I always believe, and preach, that it’s unfair to review a perfume unless you wear it…in decent quantity. You can’t judge a perfume from a scent strip, spraying it on paper, or dabbing a drop or two (Pilgrim-like) on your wrists. When I test a fragrance, I spray it liberally on my chest and arms. So: I hereby admit I’m reviewing the new Paco Rabanne Invictus1 based only on a couple of sprays aimed at the back of one hand (where I can “easily” scrub it away as soon as I'm convinced it has delivered its full “personality”). The thought of dousing myself with Invictus is repellant!
Invictus is an ugly perfume, a “why-bother” perfume (hundreds of perfumes smell just like it), a perfume begging to be discontinued. (Well, maybe Invictus isn't begging to be discontinued…but I’m begging: "Discontinue it!")
Invictus starts with sweet 'n sour fruit aromas; the fruit has a furry edge (decomposition? or funky bay leaf?) Invictus' sweetness builds as very cheap-smelling indistinct floral notes emerge and are joined by a marine "bilge water" accent. The overall tone of Invictus is "sporty"/locker-room-in-high-school (with smelly air pockets of menthol, scented deodorant and mouthwash). Near the end of its development, there's burnt musk. Invictus smells inexpensive but lasts and lasts on skin; unfortunately, the sillage is excellent.
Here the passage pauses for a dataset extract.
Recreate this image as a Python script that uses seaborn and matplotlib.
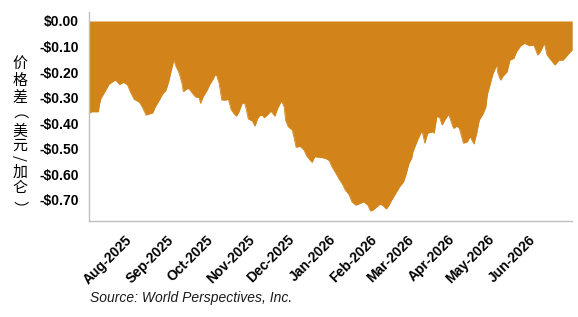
import pandas as pd
import numpy as np
import matplotlib
matplotlib.use("Agg")
import matplotlib.pyplot as plt
from matplotlib.textpath import TextPath
from matplotlib.font_manager import FontProperties
import seaborn as sns

# price spread, USD per gallon
dates = [
    "2025-07-01", "2025-07-03", "2025-07-08", "2025-07-09", "2025-07-10", "2025-07-13",
    "2025-07-16", "2025-07-18", "2025-07-21", "2025-07-24", "2025-07-27", "2025-07-30",
    "2025-08-01", "2025-08-04", "2025-08-08", "2025-08-10", "2025-08-13", "2025-08-15",
    "2025-08-18", "2025-08-20", "2025-08-23", "2025-08-25", "2025-08-28", "2025-08-30",
    "2025-09-01", "2025-09-03", "2025-09-04", "2025-09-07", "2025-09-09", "2025-09-10",
    "2025-09-12", "2025-09-14", "2025-09-17", "2025-09-19", "2025-09-22", "2025-09-23",
    "2025-09-25", "2025-09-28", "2025-09-30", "2025-10-02", "2025-10-04", "2025-10-05",
    "2025-10-07", "2025-10-09", "2025-10-12", "2025-10-14", "2025-10-16", "2025-10-18",
    "2025-10-20", "2025-10-22", "2025-10-24", "2025-10-26", "2025-10-27", "2025-10-29",
    "2025-11-01", "2025-11-03", "2025-11-05", "2025-11-07", "2025-11-09", "2025-11-10",
    "2025-11-13", "2025-11-15", "2025-11-18", "2025-11-20", "2025-11-22", "2025-11-23",
    "2025-11-25", "2025-11-26", "2025-11-28", "2025-12-01", "2025-12-02", "2025-12-04",
    "2025-12-07", "2025-12-10", "2025-12-12", "2025-12-16", "2025-12-18", "2025-12-22",
    "2025-12-26", "2025-12-29", "2025-12-31", "2026-01-03", "2026-01-05", "2026-01-08",
    "2026-01-10", "2026-01-13", "2026-01-15", "2026-01-18", "2026-01-20", "2026-01-24",
    "2026-01-27", "2026-01-29", "2026-01-31", "2026-02-03", "2026-02-05", "2026-02-07",
    "2026-02-10", "2026-02-12", "2026-02-14", "2026-02-17", "2026-02-20", "2026-02-23",
    "2026-02-25", "2026-02-27", "2026-03-01", "2026-03-02", "2026-03-04", "2026-03-06",
    "2026-03-08", "2026-03-09", "2026-03-11", "2026-03-13", "2026-03-17", "2026-03-18",
    "2026-03-20", "2026-03-22", "2026-03-24", "2026-03-26", "2026-03-29", "2026-04-01",
    "2026-04-02", "2026-04-04", "2026-04-06", "2026-04-09", "2026-04-12", "2026-04-14",
    "2026-04-17", "2026-04-19", "2026-04-21", "2026-04-24", "2026-04-26", "2026-04-27",
    "2026-04-29", "2026-05-01", "2026-05-04", "2026-05-05", "2026-05-07", "2026-05-09",
    "2026-05-12", "2026-05-14", "2026-05-17", "2026-05-19", "2026-05-22", "2026-05-25",
    "2026-05-29", "2026-06-01", "2026-06-04", "2026-06-06", "2026-06-09", "2026-06-11",
    "2026-06-14", "2026-06-17", "2026-06-20", "2026-06-23", "2026-06-25", "2026-06-28",
    "2026-06-30",
]
spread = [
    -0.361, -0.355, -0.355, -0.322, -0.302, -0.276,
    -0.248, -0.240, -0.231, -0.248, -0.240, -0.250,
    -0.276, -0.306, -0.318, -0.335, -0.368, -0.364,
    -0.359, -0.335, -0.309, -0.289, -0.270, -0.237,
    -0.192, -0.150, -0.172, -0.205, -0.244, -0.276,
    -0.268, -0.263, -0.283, -0.296, -0.300, -0.322,
    -0.296, -0.270, -0.248, -0.231, -0.211, -0.211,
    -0.244, -0.309, -0.309, -0.306, -0.346, -0.361,
    -0.372, -0.355, -0.325, -0.319, -0.335, -0.383,
    -0.391, -0.411, -0.381, -0.368, -0.371, -0.378,
    -0.364, -0.352, -0.372, -0.342, -0.322, -0.313,
    -0.335, -0.387, -0.413, -0.426, -0.446, -0.494,
    -0.490, -0.505, -0.528, -0.553, -0.531, -0.533,
    -0.537, -0.546, -0.570, -0.596, -0.615, -0.639,
    -0.661, -0.680, -0.707, -0.720, -0.716, -0.707,
    -0.720, -0.743, -0.739, -0.726, -0.716, -0.720,
    -0.735, -0.720, -0.700, -0.674, -0.648, -0.628,
    -0.596, -0.557, -0.537, -0.511, -0.485, -0.459,
    -0.437, -0.433, -0.478, -0.439, -0.433, -0.439,
    -0.374, -0.376, -0.407, -0.387, -0.365, -0.413,
    -0.420, -0.411, -0.420, -0.478, -0.472, -0.452,
    -0.481, -0.439, -0.387, -0.361, -0.335, -0.289,
    -0.250, -0.211, -0.172, -0.205, -0.231, -0.215,
    -0.198, -0.153, -0.146, -0.120, -0.098, -0.087,
    -0.097, -0.094, -0.133, -0.120, -0.087, -0.133,
    -0.153, -0.172, -0.153, -0.153, -0.142, -0.124,
    -0.113,
]
yticks = [0.0, -0.1, -0.2, -0.3, -0.4, -0.5, -0.6, -0.7]
ylabel = "价格差（美元/加仑）"
source = "Source: World Perspectives, Inc."

fill_color = "#D2841A"

df = pd.DataFrame({"date": pd.to_datetime(dates), "spread": spread})

sns.set_style("white")
plt.rcParams["font.family"] = ["Liberation Sans", "DejaVu Sans"]

W, H, DPI = 578, 317, 100
fig = plt.figure(figsize=(W / DPI, H / DPI), dpi=DPI)
ax = fig.add_axes([0.154, 0.303, 0.836, 0.659])

sns.lineplot(data=df, x="date", y="spread", ax=ax, color=fill_color, linewidth=0.6)
ax.fill_between(df["date"], df["spread"], 0, color=fill_color, linewidth=0)

ax.set_xlim(df["date"].iloc[0], df["date"].iloc[-1])
ax.set_ylim(-0.782, 0.035)
ax.set_yticks(yticks)
ax.set_yticklabels([f"-${abs(v):.2f}" if v < 0 else f"${v:.2f}" for v in yticks],
                   fontsize=10, fontweight="bold")

month_ticks = pd.date_range("2025-08-01", "2026-06-01", freq="MS")
ax.set_xticks(month_ticks)
ax.set_xticklabels([d.strftime("%b-%Y") for d in month_ticks])
for lab in ax.get_xticklabels():
    lab.set_rotation(45)
    lab.set_ha("right")
    lab.set_va("center")
    lab.set_rotation_mode("anchor")
    lab.set_fontsize(10)
    lab.set_fontweight("bold")

ax.set_xlabel("")
ax.set_ylabel("")
for s in ["top", "right"]:
    ax.spines[s].set_visible(False)
for s in ["left", "bottom"]:
    ax.spines[s].set_color("#BFBFBF")
    ax.spines[s].set_linewidth(1.0)
ax.tick_params(axis="both", direction="out", length=4, width=1, color="black",
               labelcolor="black")
ax.tick_params(axis="x", pad=8)
ax.tick_params(axis="y", pad=3)

# stacked vertical label: CJK upright, brackets/slash turned as in vertical text.
# each glyph's ink is centred on its slot (slot centres in pixels from the top)
slot_y = [62, 79, 96, 115, 130, 145, 158, 171, 186, 202]
cjk = FontProperties(family=["Noto Sans CJK SC"])
fs = 10.8
px = DPI / 72.0
for ch, yc in zip(ylabel, slot_y):
    ext = TextPath((0, 0), ch, size=fs, prop=cjk).get_extents()
    x0 = ext.x0 * px
    cx, cy = (ext.x0 + ext.x1) / 2 * px, (ext.y0 + ext.y1) / 2 * px
    tx, ty = 20.0, H - yc
    if ch in "（）/":
        # Agg adds the glyph's left bearing along screen x even when rotated
        rot, ax_x, ax_y = -90, tx - cy - x0, ty + cx - x0
    else:
        rot, ax_x, ax_y = 0, tx - cx, ty - cy
    fig.text(ax_x / W, ax_y / H, ch, ha="left", va="baseline", rotation=rot,
             rotation_mode="anchor", fontsize=fs, color="black",
             family=["Noto Sans CJK SC", "DejaVu Sans"])

fig.text(90 / W, 1 - 298 / H, source, ha="left", va="center",
         fontsize=10, style="italic", color="#1a1a1a")

fig.savefig("out.png", dpi=DPI)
I find the Invictus bottle "adolescent" in character...but that's just my taste/take. I wonder if Invictus was designed to attract the post-Axe crowd? Young men who realize Axe scents are too "teen" for them, but who hate the idea of giving up those "fresh" marine/ozone/sport notes.
Now: off to scour my hand!
Paco Rabanne Invictus is available in 50 and 100 ml Eau de Toilette.
1. Perfumer: Véronique Nyberg; fragrance notes for Invictus include grapefruit, marine accord, bay leaf, jasmine, hedione, guaiac wood, patchouli, oak moss and ambergris.